(Stored data entries)

-- Start --

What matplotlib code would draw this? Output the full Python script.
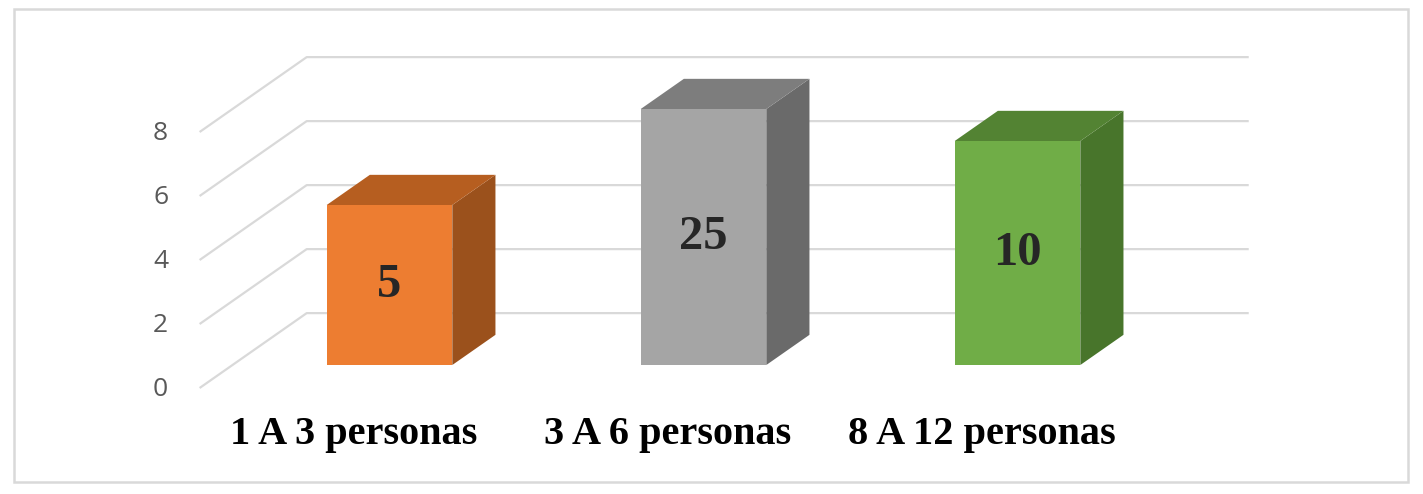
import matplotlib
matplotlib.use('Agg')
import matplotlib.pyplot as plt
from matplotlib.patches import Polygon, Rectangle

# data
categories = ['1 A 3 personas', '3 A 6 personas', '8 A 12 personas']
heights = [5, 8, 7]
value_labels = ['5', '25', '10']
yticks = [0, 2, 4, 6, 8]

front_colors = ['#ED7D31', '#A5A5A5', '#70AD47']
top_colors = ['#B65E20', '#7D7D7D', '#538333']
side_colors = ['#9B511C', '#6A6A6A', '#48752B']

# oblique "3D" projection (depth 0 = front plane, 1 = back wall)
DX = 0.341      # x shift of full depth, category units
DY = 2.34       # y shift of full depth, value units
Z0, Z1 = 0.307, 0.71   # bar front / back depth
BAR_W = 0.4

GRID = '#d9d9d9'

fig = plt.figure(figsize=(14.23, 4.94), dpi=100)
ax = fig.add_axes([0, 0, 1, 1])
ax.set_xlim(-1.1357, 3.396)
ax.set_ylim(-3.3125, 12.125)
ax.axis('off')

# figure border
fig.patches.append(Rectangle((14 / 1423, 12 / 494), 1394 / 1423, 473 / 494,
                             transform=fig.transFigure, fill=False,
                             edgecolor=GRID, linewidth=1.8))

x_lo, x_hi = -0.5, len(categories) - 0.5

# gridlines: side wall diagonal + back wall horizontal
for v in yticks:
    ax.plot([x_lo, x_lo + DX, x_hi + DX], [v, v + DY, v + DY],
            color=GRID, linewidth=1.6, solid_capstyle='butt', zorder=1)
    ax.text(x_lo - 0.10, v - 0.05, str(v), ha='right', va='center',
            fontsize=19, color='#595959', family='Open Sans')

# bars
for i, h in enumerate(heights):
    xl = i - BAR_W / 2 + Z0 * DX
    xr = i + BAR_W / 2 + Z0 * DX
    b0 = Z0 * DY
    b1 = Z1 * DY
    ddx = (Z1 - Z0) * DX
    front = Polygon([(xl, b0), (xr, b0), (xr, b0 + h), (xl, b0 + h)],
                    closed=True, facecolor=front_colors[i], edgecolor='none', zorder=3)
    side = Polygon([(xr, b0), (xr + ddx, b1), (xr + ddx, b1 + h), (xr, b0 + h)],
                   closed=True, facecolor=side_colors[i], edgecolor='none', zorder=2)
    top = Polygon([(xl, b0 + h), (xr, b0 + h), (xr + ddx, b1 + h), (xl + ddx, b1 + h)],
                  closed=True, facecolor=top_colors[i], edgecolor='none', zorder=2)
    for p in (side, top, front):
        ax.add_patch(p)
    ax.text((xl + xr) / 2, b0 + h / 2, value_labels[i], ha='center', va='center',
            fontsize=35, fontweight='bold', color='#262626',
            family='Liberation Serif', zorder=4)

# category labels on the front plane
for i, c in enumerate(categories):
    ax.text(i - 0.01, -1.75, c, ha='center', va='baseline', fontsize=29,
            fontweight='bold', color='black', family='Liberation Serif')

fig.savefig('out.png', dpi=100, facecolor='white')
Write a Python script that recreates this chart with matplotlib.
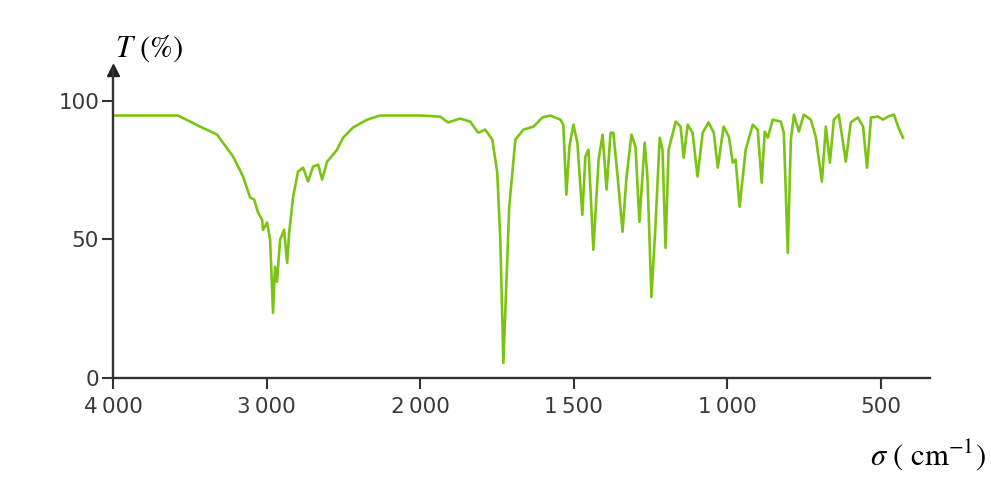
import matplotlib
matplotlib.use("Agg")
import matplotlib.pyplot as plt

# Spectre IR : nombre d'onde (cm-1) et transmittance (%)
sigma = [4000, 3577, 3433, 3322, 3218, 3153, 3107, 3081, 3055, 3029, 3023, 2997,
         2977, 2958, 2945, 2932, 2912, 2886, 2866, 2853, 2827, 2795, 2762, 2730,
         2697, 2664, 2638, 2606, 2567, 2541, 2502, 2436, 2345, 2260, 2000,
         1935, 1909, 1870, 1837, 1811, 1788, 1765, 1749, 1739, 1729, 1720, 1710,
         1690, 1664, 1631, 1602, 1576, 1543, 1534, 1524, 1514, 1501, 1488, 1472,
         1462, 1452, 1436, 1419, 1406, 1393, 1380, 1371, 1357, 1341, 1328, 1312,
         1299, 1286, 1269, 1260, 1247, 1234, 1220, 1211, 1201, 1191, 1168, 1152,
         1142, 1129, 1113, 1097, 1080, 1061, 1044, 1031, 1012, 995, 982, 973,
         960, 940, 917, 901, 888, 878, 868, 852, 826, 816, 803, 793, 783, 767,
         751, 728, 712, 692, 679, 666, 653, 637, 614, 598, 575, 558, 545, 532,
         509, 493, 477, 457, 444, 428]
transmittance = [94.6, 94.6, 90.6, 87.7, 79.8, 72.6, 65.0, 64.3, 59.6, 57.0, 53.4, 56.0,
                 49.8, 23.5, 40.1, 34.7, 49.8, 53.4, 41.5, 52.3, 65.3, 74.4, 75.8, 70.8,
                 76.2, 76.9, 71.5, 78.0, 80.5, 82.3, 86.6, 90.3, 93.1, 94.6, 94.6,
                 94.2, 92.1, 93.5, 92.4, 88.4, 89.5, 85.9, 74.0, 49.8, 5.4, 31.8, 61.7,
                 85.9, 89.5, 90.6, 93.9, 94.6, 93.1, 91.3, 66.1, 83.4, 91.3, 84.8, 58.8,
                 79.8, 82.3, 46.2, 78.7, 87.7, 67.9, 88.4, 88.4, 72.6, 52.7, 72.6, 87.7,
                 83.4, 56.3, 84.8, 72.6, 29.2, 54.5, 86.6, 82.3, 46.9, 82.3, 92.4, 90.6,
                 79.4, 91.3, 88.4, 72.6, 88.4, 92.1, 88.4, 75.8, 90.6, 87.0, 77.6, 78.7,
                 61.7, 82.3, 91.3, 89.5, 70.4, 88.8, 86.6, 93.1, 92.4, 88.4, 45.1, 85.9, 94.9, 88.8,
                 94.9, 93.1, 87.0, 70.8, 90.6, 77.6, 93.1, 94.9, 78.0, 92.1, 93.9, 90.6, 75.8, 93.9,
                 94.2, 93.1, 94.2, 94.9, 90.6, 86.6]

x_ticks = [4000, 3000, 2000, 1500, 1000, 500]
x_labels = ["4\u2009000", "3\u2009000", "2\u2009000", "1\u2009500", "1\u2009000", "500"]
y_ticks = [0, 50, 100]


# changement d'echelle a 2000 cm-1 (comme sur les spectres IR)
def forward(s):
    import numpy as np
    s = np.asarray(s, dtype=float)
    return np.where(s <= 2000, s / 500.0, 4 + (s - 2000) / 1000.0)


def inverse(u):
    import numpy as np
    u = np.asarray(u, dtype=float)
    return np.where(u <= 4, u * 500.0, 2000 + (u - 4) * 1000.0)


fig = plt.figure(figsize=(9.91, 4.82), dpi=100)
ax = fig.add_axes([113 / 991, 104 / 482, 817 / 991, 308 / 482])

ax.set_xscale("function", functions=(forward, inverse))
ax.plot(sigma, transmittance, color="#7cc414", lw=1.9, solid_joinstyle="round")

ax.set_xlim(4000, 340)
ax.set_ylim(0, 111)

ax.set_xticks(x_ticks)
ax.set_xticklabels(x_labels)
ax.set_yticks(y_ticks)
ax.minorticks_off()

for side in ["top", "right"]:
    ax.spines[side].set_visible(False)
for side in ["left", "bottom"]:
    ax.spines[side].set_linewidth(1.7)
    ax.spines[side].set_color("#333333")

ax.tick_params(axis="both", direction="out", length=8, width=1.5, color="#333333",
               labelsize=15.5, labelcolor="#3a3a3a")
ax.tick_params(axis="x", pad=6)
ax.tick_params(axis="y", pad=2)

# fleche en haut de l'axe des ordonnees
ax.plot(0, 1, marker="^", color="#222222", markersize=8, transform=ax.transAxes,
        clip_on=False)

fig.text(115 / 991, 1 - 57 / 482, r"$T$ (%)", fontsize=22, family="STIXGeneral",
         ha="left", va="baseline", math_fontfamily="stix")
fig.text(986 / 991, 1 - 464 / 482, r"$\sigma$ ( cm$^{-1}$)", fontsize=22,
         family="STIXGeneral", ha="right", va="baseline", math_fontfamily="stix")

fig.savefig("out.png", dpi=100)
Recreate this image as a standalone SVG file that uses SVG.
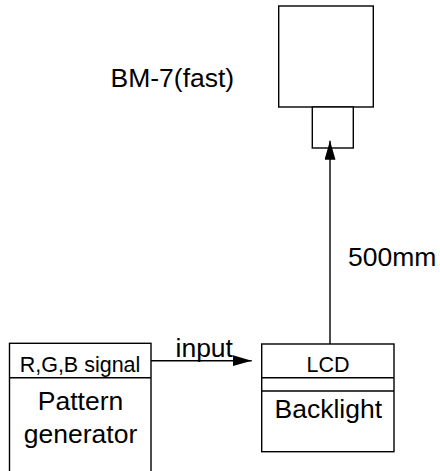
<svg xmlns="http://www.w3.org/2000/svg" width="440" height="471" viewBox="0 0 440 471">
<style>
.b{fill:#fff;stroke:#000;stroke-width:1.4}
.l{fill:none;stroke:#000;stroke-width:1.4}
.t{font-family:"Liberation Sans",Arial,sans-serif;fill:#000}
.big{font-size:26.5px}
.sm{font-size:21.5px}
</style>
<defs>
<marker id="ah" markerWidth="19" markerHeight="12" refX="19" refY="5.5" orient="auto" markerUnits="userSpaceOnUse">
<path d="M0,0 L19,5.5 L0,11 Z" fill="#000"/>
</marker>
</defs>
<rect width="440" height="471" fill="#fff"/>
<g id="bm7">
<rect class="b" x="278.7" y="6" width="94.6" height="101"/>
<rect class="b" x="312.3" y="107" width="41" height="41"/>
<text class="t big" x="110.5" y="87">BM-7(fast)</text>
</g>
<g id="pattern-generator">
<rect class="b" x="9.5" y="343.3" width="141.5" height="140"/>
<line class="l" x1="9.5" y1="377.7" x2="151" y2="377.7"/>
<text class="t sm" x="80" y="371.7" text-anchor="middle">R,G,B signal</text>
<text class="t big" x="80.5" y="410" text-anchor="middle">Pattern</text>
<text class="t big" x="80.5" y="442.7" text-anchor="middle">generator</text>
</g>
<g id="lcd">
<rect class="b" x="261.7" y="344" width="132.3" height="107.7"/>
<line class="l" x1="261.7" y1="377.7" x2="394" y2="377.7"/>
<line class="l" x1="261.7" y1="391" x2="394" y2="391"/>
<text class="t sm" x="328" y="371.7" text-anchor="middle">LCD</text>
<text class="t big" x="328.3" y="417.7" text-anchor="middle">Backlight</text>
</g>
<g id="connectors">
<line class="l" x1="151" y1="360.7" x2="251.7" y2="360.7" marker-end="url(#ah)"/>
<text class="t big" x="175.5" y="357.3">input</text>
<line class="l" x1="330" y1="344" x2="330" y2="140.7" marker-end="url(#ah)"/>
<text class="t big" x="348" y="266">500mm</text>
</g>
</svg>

-- End --

## To do
Skip the pictures and restate exactly the lines from the beginning of the listing to the line with "side_colors = ['#9B511C', '#6A6A6A', '#48752B']", that line included.

## Task response
What matplotlib code would draw this? Output the full Python script.
import matplotlib
matplotlib.use('Agg')
import matplotlib.pyplot as plt
from matplotlib.patches import Polygon, Rectangle

# data
categories = ['1 A 3 personas', '3 A 6 personas', '8 A 12 personas']
heights = [5, 8, 7]
value_labels = ['5', '25', '10']
yticks = [0, 2, 4, 6, 8]

front_colors = ['#ED7D31', '#A5A5A5', '#70AD47']
top_colors = ['#B65E20', '#7D7D7D', '#538333']
side_colors = ['#9B511C', '#6A6A6A', '#48752B']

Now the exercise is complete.